Moreover, using some administrative law acrobatics, the post explains why in many other challenges involving a party bringing an action against an agency (except tax cases), courts generally resolve procedural defects such not under this type of Step .5 analysis but under the APA itself.

Some Parting Thoughts

A decade or so ago there were only a handful of tax cases that leaned on administrative law principles. Now, litigants look to administrative law and its complexities as a principal means of attacking IRS and Treasury actions. No doubt that Treasury and IRS are deeply aware of the administrative law sharks circling agency actions; the extensive discussion of comments in the preamble to Treasury’s recently promulgated regulations under Section 7602 addressing the use of private contractors to assist in interviewing summoned witnesses reflects that sensitivity (note Keith commented on those regs last week in Tax Notes; a free link is not available).
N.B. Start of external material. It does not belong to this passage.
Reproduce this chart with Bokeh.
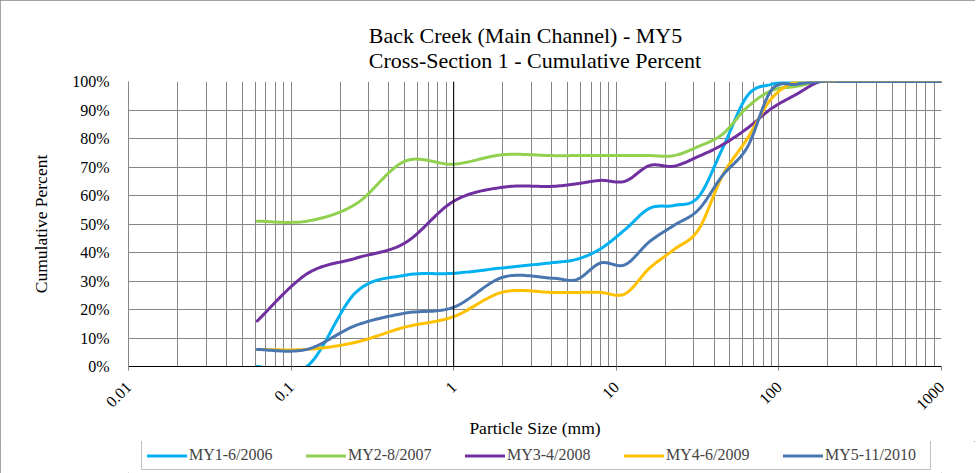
import numpy as np
from bokeh.plotting import figure
from bokeh.layouts import column
from bokeh.models import (FixedTicker, Span, Title, Legend, LegendItem,
                          CustomJSTickFormatter)
from bokeh.embed import file_html
from bokeh.resources import INLINE

# ---------------- data ----------------
sizes_mm = [0.062, 0.125, 0.25, 0.5, 1, 2, 4, 5.7, 8, 11.3, 16, 22.6,
            32, 45, 64, 90, 128, 180, 256, 362, 512, 1024]

my1_2006 = [0, 0, 26, 32, 32.7, 34.6, 36.4, 37.6, 41.3, 48, 55.5, 56.5,
            59.5, 76.5, 95, 99, 100, 100, 100, 100, 100, 100]
my2_2007 = [51, 51, 57, 72, 71, 74.3, 74, 74, 74, 74, 74, 74,
            77.2, 81.5, 91, 96.8, 98.3, 100, 100, 100, 100, 100]
my3_2008 = [16, 32.5, 38, 43.3, 58, 62.9, 63.2, 64.1, 65.3, 65, 70.5, 70.3,
            73.7, 77.8, 83.6, 90.5, 95.5, 100, 100, 100, 100, 100]
my4_2009 = [6, 6, 8.5, 13.8, 17.5, 26.1, 26, 26, 26, 25.5, 34.5, 41,
            48, 67, 80, 94, 100, 100, 100, 100, 100, 100]
my5_2010 = [6, 6, 14.4, 18.7, 20.8, 31.3, 31, 30.5, 36.3, 35.7, 43.8, 49.5,
            55, 67, 77, 97, 99, 100, 100, 100, 100, 100]

series_names = ["MY1-6/2006", "MY2-8/2007", "MY3-4/2008", "MY4-6/2009", "MY5-11/2010"]
series_values = [my1_2006, my2_2007, my3_2008, my4_2009, my5_2010]
series_colors = ["#00B0F0", "#92D050", "#7030A0", "#FFC000", "#4A76B0"]

x_ticks = [0.01, 0.1, 1, 10, 100, 1000]
x_tick_labels = ["0.01", "0.1", "1", "10", "100", "1000"]
y_ticks = [0, 10, 20, 30, 40, 50, 60, 70, 80, 90, 100]
y_tick_labels = ["0%", "10%", "20%", "30%", "40%", "50%", "60%", "70%", "80%", "90%", "100%"]

title_text = "Back Creek (Main Channel) - MY5\nCross-Section 1 - Cumulative Percent"
x_label = "Particle Size (mm)"
y_label = "Cumulative Percent"

FONT = "Liberation Serif"
GRID = "#858585"


def smooth_curve(xs, ys, n=24):
    """Excel-style smoothed line (cubic Bezier through every point), in log-x space."""
    pts = np.column_stack([np.log10(np.asarray(xs, float)), np.asarray(ys, float)])
    P = np.vstack([pts[0], pts, pts[-1]])
    out = []
    for i in range(1, len(P) - 2):
        p0, p1, p2, p3 = P[i - 1], P[i], P[i + 1], P[i + 2]
        c1 = p1 + (p2 - p0) / 6.0
        c2 = p2 - (p3 - p1) / 6.0
        t = np.linspace(0, 1, n)[:, None]
        seg = ((1 - t) ** 3) * p1 + 3 * ((1 - t) ** 2) * t * c1 + 3 * (1 - t) * t ** 2 * c2 + t ** 3 * p2
        out.append(seg if i == 1 else seg[1:])
    arr = np.vstack(out)
    return 10 ** arr[:, 0], arr[:, 1]


# ---------------- main chart ----------------
p = figure(width=975, height=441, x_axis_type="log", x_range=(0.01, 1000), y_range=(0, 100),
           output_backend="svg", toolbar_location=None, title=None,
           min_border_left=128, min_border_right=34, min_border_top=81, min_border_bottom=75)
p.outline_line_color = None
p.background_fill_color = "white"
p.border_fill_color = "white"

minor_x = [m * 10.0 ** e for e in range(-2, 3) for m in range(2, 10)]
p.xaxis.ticker = FixedTicker(ticks=x_ticks, minor_ticks=minor_x)
p.yaxis.ticker = FixedTicker(ticks=y_ticks)
fmt_code = """
const i = tvals.findIndex(t => Math.abs(t - tick) <= 1e-9 * Math.max(1, Math.abs(t)));
return i >= 0 ? tlabels[i] : '';
"""
p.xaxis.formatter = CustomJSTickFormatter(args=dict(tvals=x_ticks, tlabels=x_tick_labels), code=fmt_code)
p.yaxis.formatter = CustomJSTickFormatter(args=dict(tvals=y_ticks, tlabels=y_tick_labels), code=fmt_code)

p.xgrid.grid_line_color = GRID
p.xgrid.minor_grid_line_color = GRID
p.ygrid.grid_line_color = GRID

for ax in (p.xaxis[0], p.yaxis[0]):
    ax.major_label_text_font = FONT
    ax.major_label_text_font_size = "16px"
    ax.major_label_text_color = "black"
    ax.axis_label_text_font = FONT
    ax.axis_label_text_font_size = "17.5px"
    ax.axis_label_text_font_style = "normal"
    ax.axis_label_text_color = "black"
    ax.minor_tick_line_color = None

p.xaxis.axis_label = x_label
p.xaxis.axis_line_color = "black"
p.xaxis.major_tick_line_color = GRID
p.xaxis.major_tick_out = 4
p.xaxis.major_tick_in = 0
p.xaxis.major_label_orientation = np.pi / 4
p.xaxis.major_label_standoff = 14
p.xaxis.axis_label_standoff = 0

p.yaxis.axis_label = y_label
p.yaxis.axis_line_color = GRID
p.yaxis.major_tick_line_color = None
p.yaxis.major_tick_out = 0
p.yaxis.major_tick_in = 0
p.yaxis.major_label_standoff = 19
p.yaxis.axis_label_standoff = 18

p.add_layout(Span(location=1, dimension="height", line_color="black", line_width=1))

for name, vals, col in zip(series_names, series_values, series_colors):
    sx, sy = smooth_curve(sizes_mm, vals)
    p.line(sx, sy, line_width=3, line_color=col, line_cap="round", line_join="round")

title = Title(text=title_text, align="center", text_font=FONT, text_font_size="22px",
              text_font_style="normal", text_color="black", standoff=18)
p.add_layout(title, "above")

# ---------------- legend strip ----------------
# same series, drawn out of view (y range below the data) so only the legend keys show
pl = figure(width=975, height=32, x_range=(0, 1), y_range=(-10, -9), output_backend="svg",
            toolbar_location=None, min_border=0)
pl.axis.visible = False
pl.grid.visible = False
pl.outline_line_color = None
items = []
for name, vals, col in zip(series_names, series_values, series_colors):
    r = pl.line(sizes_mm, vals, line_width=3, line_color=col, line_cap="round")
    items.append(LegendItem(label=name, renderers=[r]))
legend = Legend(items=items, orientation="horizontal", location=(13, 3),
                padding=5, spacing=17, margin=0,
                glyph_width=40, glyph_height=17, label_height=17, label_width=100,
                label_standoff=2, label_text_font=FONT, label_text_font_size="16px",
                border_line_color="#868686", background_fill_color="white")
pl.add_layout(legend)

layout = column(p, pl, spacing=0)
layout.styles = {"outline": "1px solid #868686", "outline-offset": "-1px"}

open("out.html", "w").write(file_html(layout, INLINE))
With Altera and other cases teeing up an application of some basic administrative law principles in the tax context, and many other cases in the pipeline where litigants are looking to administrative law principles to challenge IRS rulemaking and other practices we will likely see many more cases and posts in PT struggling to come to terms with how tax cases fit in with the many nuances of administrative law.

UPDATE 7.18 10:30 PM: Florida State’s Steve Johnson has written a taxprof blog Op-Ed on the proposed legislation. It raises some questions in the event of passage (unlikely at least for now as Steve acknowledges) and is full of good references to other works and Steve’s prolific writings on Chevron and related topics over the years. It does a nice job as well situating Steve’s support for dispensing with Chevron.